Visualizing Results

When debugging it’s usually helpful to be able to see what went wrong. Textractor offers simple API to see your output that can help a lot when developing heuristics.

Installation

To begin, install the amazon-textract-textractor package using pip.

pip install amazon-textract-textractor

There are various sets of dependencies available to tailor your installation to your use case.
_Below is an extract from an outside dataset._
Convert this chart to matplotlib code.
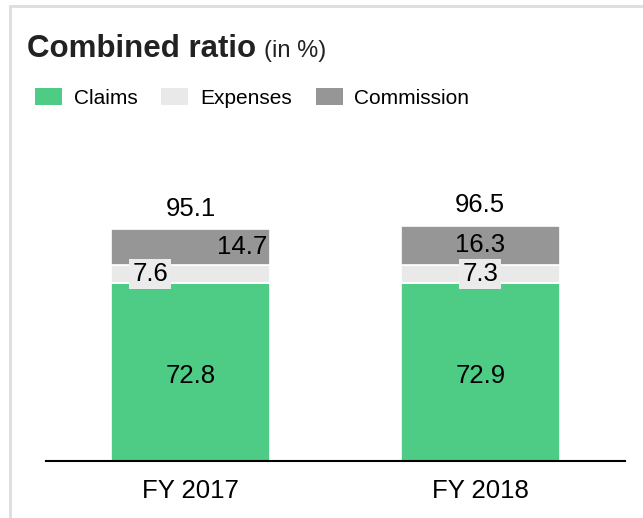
import matplotlib.pyplot as plt
from matplotlib.patches import Patch, Rectangle

OUTPUT_PATH = "out.png"

years = ["FY 2017", "FY 2018"]
claims = [72.8, 72.9]
expenses = [7.6, 7.3]
commission = [14.7, 16.3]
totals = [95.1, 96.5]

CLAIMS_COLOR = "#4ecb85"
EXPENSES_COLOR = "#e9e9e9"
COMMISSION_COLOR = "#969696"

# horizontal nudges of the segment labels (in category units)
expense_label_dx = [-0.14, 0.0]
commission_label_dx = [0.178, 0.0]


def main():
    plt.rcParams["font.family"] = ["Liberation Sans", "DejaVu Sans"]

    fig = plt.figure(figsize=(6.43, 5.18), dpi=100)
    fig.patches.append(Rectangle((10 / 643, -0.1), 1.2, 1 - 6 / 518 + 0.1,
                                 transform=fig.transFigure, fill=False,
                                 edgecolor="#dddddd", linewidth=2))

    ax = fig.add_axes([46 / 643, 1 - 461 / 518, 579 / 643, 110 * 2.44 / 518])
    x = list(range(len(years)))
    w = 0.55

    bottoms2 = [c + e for c, e in zip(claims, expenses)]
    ax.bar(x, claims, width=w, color=CLAIMS_COLOR, edgecolor="white", linewidth=1.2)
    ax.bar(x, expenses, width=w, bottom=claims, color=EXPENSES_COLOR,
           edgecolor="white", linewidth=1.2)
    ax.bar(x, commission, width=w, bottom=bottoms2, color=COMMISSION_COLOR,
           edgecolor="white", linewidth=1.2)

    fs = 18.5
    for i in x:
        ax.text(i, claims[i] / 2 - 1.5, f"{claims[i]:.1f}", ha="center", va="center", fontsize=fs)
        ax.text(i + expense_label_dx[i], claims[i] + expenses[i] / 2, f"{expenses[i]:.1f}",
                ha="center", va="center", fontsize=fs,
                bbox=dict(boxstyle="square,pad=0.12", facecolor="#ebebeb", edgecolor="none"))
        ax.text(i + commission_label_dx[i], bottoms2[i] + commission[i] / 2,
                f"{commission[i]:.1f}", ha="center", va="center", fontsize=fs)
        ax.annotate(f"{totals[i]:.1f}", (i, totals[i]), xytext=(0, 6),
                    textcoords="offset points", ha="center", va="bottom", fontsize=fs)

    ax.set_xlim(-0.5, 1.5)
    ax.set_ylim(0, 110)
    ax.set_xticks(x)
    ax.set_xticklabels(years, fontsize=fs)
    ax.tick_params(axis="x", length=0, pad=13)
    ax.set_yticks([])
    for s in ["top", "right", "left"]:
        ax.spines[s].set_visible(False)
    ax.spines["bottom"].set_linewidth(1.5)
    ax.spines["bottom"].set_color("black")

    t = fig.text(27 / 643, 1 - 57 / 518, "Combined ratio", fontsize=22.5,
                 fontweight="bold", color="#222222", va="baseline")
    fig.canvas.draw()
    bb = t.get_window_extent()
    fig.text((bb.x1 + 8) / 643, 1 - 57 / 518, "(in %)", fontsize=17,
             color="#222222", va="baseline")

    handles = [Patch(facecolor=CLAIMS_COLOR, label="Claims"),
               Patch(facecolor=EXPENSES_COLOR, label="Expenses"),
               Patch(facecolor=COMMISSION_COLOR, label="Commission")]
    fig.legend(handles=handles, loc="center left", bbox_to_anchor=(35 / 643, 1 - 98 / 518),
               ncol=3, frameon=False, fontsize=15, borderpad=0, borderaxespad=0,
               handlelength=1.3, handleheight=0.85, handletextpad=0.55,
               columnspacing=1.15)

    fig.savefig(OUTPUT_PATH, dpi=100)
    plt.close(fig)


if __name__ == "__main__":
    main()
The base package will have sensible default, but you may want to install the PDF extra dependencies if your workflow uses PDFs with pip install amazon-textract-textractor[pdfium]. You can read more on extra dependencies in the documentation

Calling Textract

[1]:

import os
from PIL import Image
from textractor import Textractor
from textractor.data.constants import TextractFeatures

extractor = Textractor(profile_name="default")
document = extractor.analyze_document(
    file_source=Image.open("../../../tests/fixtures/form.png"),
    features=[TextractFeatures.FORMS, TextractFeatures.TABLES],
    save_image=True,
)

Let’s look at the asset.

[2]:

Image.open("../../../tests/fixtures/form.png")

[2]:

../_images/notebooks_visualizing_results_3_0.png

[3]:

document

[3]:

This document holds the following data:
Pages - 1
Words - 494
Lines - 129
Key-values - 20
Checkboxes - 29
Tables - 1
Identity Documents - 0
Expense Documents - 0

[4]:

document.checkboxes.visualize()

[4]:

../_images/notebooks_visualizing_results_5_0.png

[5]:

document.key_values.visualize()

[5]:

../_images/notebooks_visualizing_results_6_0.png

Visualizing the result of a search

Here we will be looking for the word “Rent”.

[6]:

words = document.search_words("Rent", top_k=10, similarity_threshold=0.1)

[7]:

words.visualize()

[7]:

../_images/notebooks_visualizing_results_9_0.png

Visualizing Tables

Tables can be visualized as well (here) in purple.

[8]:

document.tables.visualize()

[8]:

../_images/notebooks_visualizing_results_11_0.png

Conclusion

Textractor packs visualization utilities that help you understand the Textract output to implement better heuristics.